%%

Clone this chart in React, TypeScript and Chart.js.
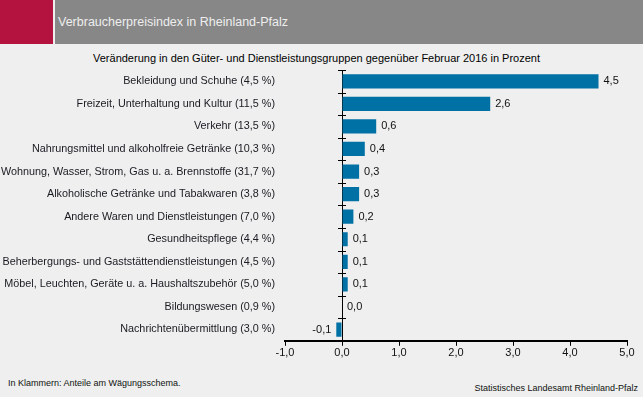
import React, { useEffect, useRef } from "react";
import { Chart, registerables } from "chart.js";

Chart.register(...registerables);

const categories = [
  "Bekleidung und Schuhe (4,5 %)",
  "Freizeit, Unterhaltung und Kultur (11,5 %)",
  "Verkehr (13,5 %)",
  "Nahrungsmittel und alkoholfreie Getränke (10,3 %)",
  "Wohnung, Wasser, Strom, Gas u. a. Brennstoffe (31,7 %)",
  "Alkoholische Getränke und Tabakwaren (3,8 %)",
  "Andere Waren und Dienstleistungen (7,0 %)",
  "Gesundheitspflege (4,4 %)",
  "Beherbergungs- und Gaststättendienstleistungen (4,5 %)",
  "Möbel, Leuchten, Geräte u. a. Haushaltszubehör (5,0 %)",
  "Bildungswesen (0,9 %)",
  "Nachrichtenübermittlung (3,0 %)",
];

const values = [4.5, 2.6, 0.6, 0.4, 0.3, 0.3, 0.2, 0.1, 0.1, 0.1, 0.0, -0.1];

const titleText = "Verbraucherpreisindex in Rheinland-Pfalz";
const subtitleText =
  "Veränderung in den Güter- und Dienstleistungsgruppen gegenüber Februar 2016 in Prozent";
const noteText = "In Klammern: Anteile am Wägungsschema.";
const sourceText = "Statistisches Landesamt Rheinland-Pfalz";

const FONT = "'Liberation Sans', Arial, sans-serif";
const fmt = (v: number) => v.toFixed(1).replace(".", ",");

const zeroTicksPlugin = {
  id: "zeroTicks",
  afterDatasetsDraw(chart: any) {
    const { ctx, chartArea, scales } = chart;
    const x0 = scales.x.getPixelForValue(0);
    const n = categories.length;
    const step = (chartArea.bottom - chartArea.top) / n;
    ctx.save();
    ctx.strokeStyle = "#000";
    ctx.lineWidth = 1;
    for (let i = 0; i < n; i++) {
      const y = Math.round(chartArea.top + i * step) + 0.5;
      ctx.beginPath();
      ctx.moveTo(x0 - 4, y);
      ctx.lineTo(x0 + 4, y);
      ctx.stroke();
    }
    const meta = chart.getDatasetMeta(0);
    ctx.font = `11px ${FONT}`;
    ctx.fillStyle = "#111";
    ctx.textBaseline = "middle";
    meta.data.forEach((bar: any, i: number) => {
      const v = values[i];
      if (v >= 0) {
        ctx.textAlign = "left";
        ctx.fillText(fmt(v), bar.x + 5, bar.y);
      } else {
        ctx.textAlign = "right";
        ctx.fillText(fmt(v), bar.x - 5, bar.y);
      }
    });
    ctx.restore();
  },
};

export default function App() {
  const ref = useRef<HTMLCanvasElement>(null);

  useEffect(() => {
    document.body.style.margin = "0";
    const chart = new Chart(ref.current!, {
      type: "bar",
      data: {
        labels: categories,
        datasets: [
          {
            data: values,
            backgroundColor: "#0071a4",
            borderWidth: 0,
            categoryPercentage: 1,
            barPercentage: 0.63,
          },
        ],
      },
      options: {
        indexAxis: "y",
        animation: false,
        responsive: false,
        maintainAspectRatio: false,
        layout: { padding: { top: 8, right: 16, bottom: 0, left: 0 } },
        plugins: {
          legend: { display: false },
          tooltip: { enabled: false },
        },
        scales: {
          x: {
            min: -1,
            max: 5,
            ticks: {
              stepSize: 1,
              color: "#111",
              padding: 1,
              font: { family: FONT, size: 11 },
              callback: (v: any) => fmt(Number(v)),
            },
            grid: {
              color: (c: any) =>
                c.tick && c.tick.value === 0 ? "#000" : "rgba(0,0,0,0)",
              tickColor: "#000",
              tickLength: 5,
              lineWidth: 1,
            },
            border: { display: true, color: "#000", width: 2 },
          },
          y: {
            grid: { display: false, drawTicks: false },
            border: { display: false },
            ticks: {
              color: "#1a1a22",
              padding: 10,
              autoSkip: false,
              font: { family: FONT, size: 10.8 },
            },
            afterFit: (s: any) => {
              s.width = 285;
              s.paddingTop = 0;
              s.paddingBottom = 0;
            },
          },
        },
      },
      plugins: [zeroTicksPlugin],
    });
    return () => chart.destroy();
  }, []);

  return (
    <div
      style={{
        position: "relative",
        width: 643,
        height: 397,
        background: "#eeefee",
        fontFamily: FONT,
        overflow: "hidden",
      }}
    >
      <div
        style={{
          position: "absolute",
          left: 0,
          top: 0,
          width: 53,
          height: 44,
          background: "#b5133f",
        }}
      />
      <div
        style={{
          position: "absolute",
          left: 55,
          top: 0,
          width: 588,
          height: 44,
          background: "#878787",
        }}
      />
      <div
        style={{
          position: "absolute",
          left: 58,
          top: 15,
          fontSize: 12.5,
          color: "#eeeeee",
          whiteSpace: "nowrap",
        }}
      >
        {titleText}
      </div>
      <div
        style={{
          position: "absolute",
          left: 93,
          top: 52,
          fontSize: 11,
          color: "#000",
          whiteSpace: "nowrap",
        }}
      >
        {subtitleText}
      </div>
      <canvas
        ref={ref}
        width={643}
        height={299}
        style={{ position: "absolute", left: 0, top: 62, width: 643, height: 299 }}
      />
      <div
        style={{
          position: "absolute",
          left: 8,
          top: 378,
          fontSize: 9,
          color: "#111",
          whiteSpace: "nowrap",
        }}
      >
        {noteText}
      </div>
      <div
        style={{
          position: "absolute",
          right: 5,
          top: 383,
          fontSize: 9,
          color: "#111",
          whiteSpace: "nowrap",
        }}
      >
        {sourceText}
      </div>
    </div>
  );
}
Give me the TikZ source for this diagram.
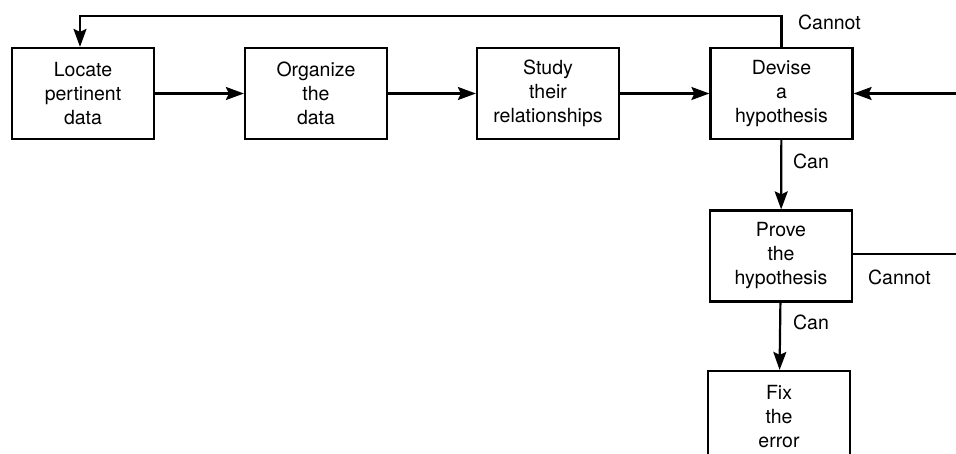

%%

*Stated goal:* Output the records above exactly as they are, leaving out the pictures.

*Output of the task:*
Clone this chart in React, TypeScript and Chart.js.
import React, { useEffect, useRef } from "react";
import { Chart, registerables } from "chart.js";

Chart.register(...registerables);

const categories = [
  "Bekleidung und Schuhe (4,5 %)",
  "Freizeit, Unterhaltung und Kultur (11,5 %)",
  "Verkehr (13,5 %)",
  "Nahrungsmittel und alkoholfreie Getränke (10,3 %)",
  "Wohnung, Wasser, Strom, Gas u. a. Brennstoffe (31,7 %)",
  "Alkoholische Getränke und Tabakwaren (3,8 %)",
  "Andere Waren und Dienstleistungen (7,0 %)",
  "Gesundheitspflege (4,4 %)",
  "Beherbergungs- und Gaststättendienstleistungen (4,5 %)",
  "Möbel, Leuchten, Geräte u. a. Haushaltszubehör (5,0 %)",
  "Bildungswesen (0,9 %)",
  "Nachrichtenübermittlung (3,0 %)",
];

const values = [4.5, 2.6, 0.6, 0.4, 0.3, 0.3, 0.2, 0.1, 0.1, 0.1, 0.0, -0.1];

const titleText = "Verbraucherpreisindex in Rheinland-Pfalz";
const subtitleText =
  "Veränderung in den Güter- und Dienstleistungsgruppen gegenüber Februar 2016 in Prozent";
const noteText = "In Klammern: Anteile am Wägungsschema.";
const sourceText = "Statistisches Landesamt Rheinland-Pfalz";

const FONT = "'Liberation Sans', Arial, sans-serif";
const fmt = (v: number) => v.toFixed(1).replace(".", ",");

const zeroTicksPlugin = {
  id: "zeroTicks",
  afterDatasetsDraw(chart: any) {
    const { ctx, chartArea, scales } = chart;
    const x0 = scales.x.getPixelForValue(0);
    const n = categories.length;
    const step = (chartArea.bottom - chartArea.top) / n;
    ctx.save();
    ctx.strokeStyle = "#000";
    ctx.lineWidth = 1;
    for (let i = 0; i < n; i++) {
      const y = Math.round(chartArea.top + i * step) + 0.5;
      ctx.beginPath();
      ctx.moveTo(x0 - 4, y);
      ctx.lineTo(x0 + 4, y);
      ctx.stroke();
    }
    const meta = chart.getDatasetMeta(0);
    ctx.font = `11px ${FONT}`;
    ctx.fillStyle = "#111";
    ctx.textBaseline = "middle";
    meta.data.forEach((bar: any, i: number) => {
      const v = values[i];
      if (v >= 0) {
        ctx.textAlign = "left";
        ctx.fillText(fmt(v), bar.x + 5, bar.y);
      } else {
        ctx.textAlign = "right";
        ctx.fillText(fmt(v), bar.x - 5, bar.y);
      }
    });
    ctx.restore();
  },
};

export default function App() {
  const ref = useRef<HTMLCanvasElement>(null);

  useEffect(() => {
    document.body.style.margin = "0";
    const chart = new Chart(ref.current!, {
      type: "bar",
      data: {
        labels: categories,
        datasets: [
          {
            data: values,
            backgroundColor: "#0071a4",
            borderWidth: 0,
            categoryPercentage: 1,
            barPercentage: 0.63,
          },
        ],
      },
      options: {
        indexAxis: "y",
        animation: false,
        responsive: false,
        maintainAspectRatio: false,
        layout: { padding: { top: 8, right: 16, bottom: 0, left: 0 } },
        plugins: {
          legend: { display: false },
          tooltip: { enabled: false },
        },
        scales: {
          x: {
            min: -1,
            max: 5,
            ticks: {
              stepSize: 1,
              color: "#111",
              padding: 1,
              font: { family: FONT, size: 11 },
              callback: (v: any) => fmt(Number(v)),
            },
            grid: {
              color: (c: any) =>
                c.tick && c.tick.value === 0 ? "#000" : "rgba(0,0,0,0)",
              tickColor: "#000",
              tickLength: 5,
              lineWidth: 1,
            },
            border: { display: true, color: "#000", width: 2 },
          },
          y: {
            grid: { display: false, drawTicks: false },
            border: { display: false },
            ticks: {
              color: "#1a1a22",
              padding: 10,
              autoSkip: false,
              font: { family: FONT, size: 10.8 },
            },
            afterFit: (s: any) => {
              s.width = 285;
              s.paddingTop = 0;
              s.paddingBottom = 0;
            },
          },
        },
      },
      plugins: [zeroTicksPlugin],
    });
    return () => chart.destroy();
  }, []);

  return (
    <div
      style={{
        position: "relative",
        width: 643,
        height: 397,
        background: "#eeefee",
        fontFamily: FONT,
        overflow: "hidden",
      }}
    >
      <div
        style={{
          position: "absolute",
          left: 0,
          top: 0,
          width: 53,
          height: 44,
          background: "#b5133f",
        }}
      />
      <div
        style={{
          position: "absolute",
          left: 55,
          top: 0,
          width: 588,
          height: 44,
          background: "#878787",
        }}
      />
      <div
        style={{
          position: "absolute",
          left: 58,
          top: 15,
          fontSize: 12.5,
          color: "#eeeeee",
          whiteSpace: "nowrap",
        }}
      >
        {titleText}
      </div>
      <div
        style={{
          position: "absolute",
          left: 93,
          top: 52,
          fontSize: 11,
          color: "#000",
          whiteSpace: "nowrap",
        }}
      >
        {subtitleText}
      </div>
      <canvas
        ref={ref}
        width={643}
        height={299}
        style={{ position: "absolute", left: 0, top: 62, width: 643, height: 299 }}
      />
      <div
        style={{
          position: "absolute",
          left: 8,
          top: 378,
          fontSize: 9,
          color: "#111",
          whiteSpace: "nowrap",
        }}
      >
        {noteText}
      </div>
      <div
        style={{
          position: "absolute",
          right: 5,
          top: 383,
          fontSize: 9,
          color: "#111",
          whiteSpace: "nowrap",
        }}
      >
        {sourceText}
      </div>
    </div>
  );
}
Give me the TikZ source for this diagram.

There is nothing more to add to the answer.